Nearly 20 years later, in 1991, popular protests led to the ousting of the military regime of Lt. Col. Mengitsu Haile Mariam that had ruled since 1974, bringing a coalition of different ethnic-based fronts to power. The TPLF dominated this coalition, going on to extend that control over the state and the country’s economy.
Abiy came into office in 2018 promising to govern for all Ethiopians and develop the country. He is the first Oromo, the country’s largest ethnic group, to become prime minister.
He ended the state of emergency, freed political prisoners and lifted the ban on three opposition groups. He also normalized relations with the government of Eritrea, ending two decades of bloody war between the rulers of the two neighboring countries — a move widely welcomed by working people.
He set about dismantling the TPLF control of the military by arresting security officials. He undercut their practice of enriching themselves through control of state-owned companies, turning over sugar plants, industrial parks and railways to private ownership.
In a country of about 100 language groupings, local capitalists and landlords for decades appealed for political support along ethnic lines. Abiy moved to dissolve the ruling coalition and imposed a single party, the Prosperity Party, not based on any one ethnic group. The TPLF refused to join it.
Beijing, Washington rivalry
Abiy has encouraged competition between rival foreign investors, pitting renewed interest by capitalists from the U.S. and Western Europe against the growing influence of Chinese capital, which backed the former TPLF-led government.
Chinese capitalists have invested in large-scale infrastructure projects in Ethiopia aimed at extending their access to trade and sources of raw materials across the African continent.

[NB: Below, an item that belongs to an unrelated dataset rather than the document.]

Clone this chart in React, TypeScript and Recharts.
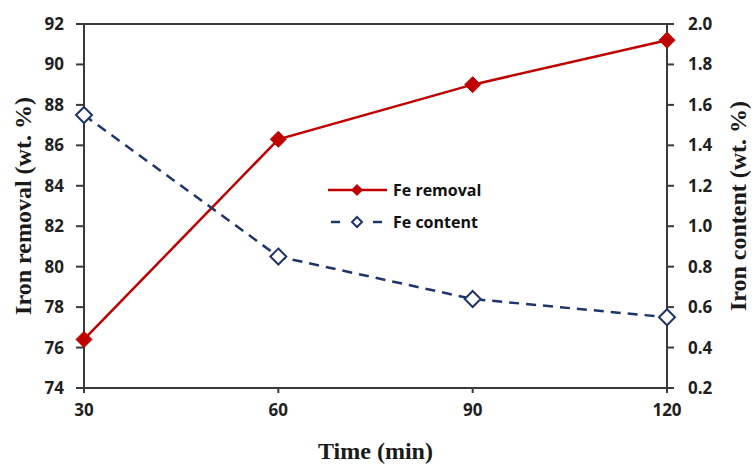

They have been central to building hydroelectric infrastructure, part of the Grand Ethiopian Renaissance Dam, on the Blue Nile. This project controls the supply of more than 85% of the water flowing into the lower Nile, on which tens of millions of people living downstream in Sudan and Egypt are dependent. The rulers in Sudan and Egypt oppose the project. Washington urges talks between the governments of Ethiopia, Egypt and Sudan to settle the dispute.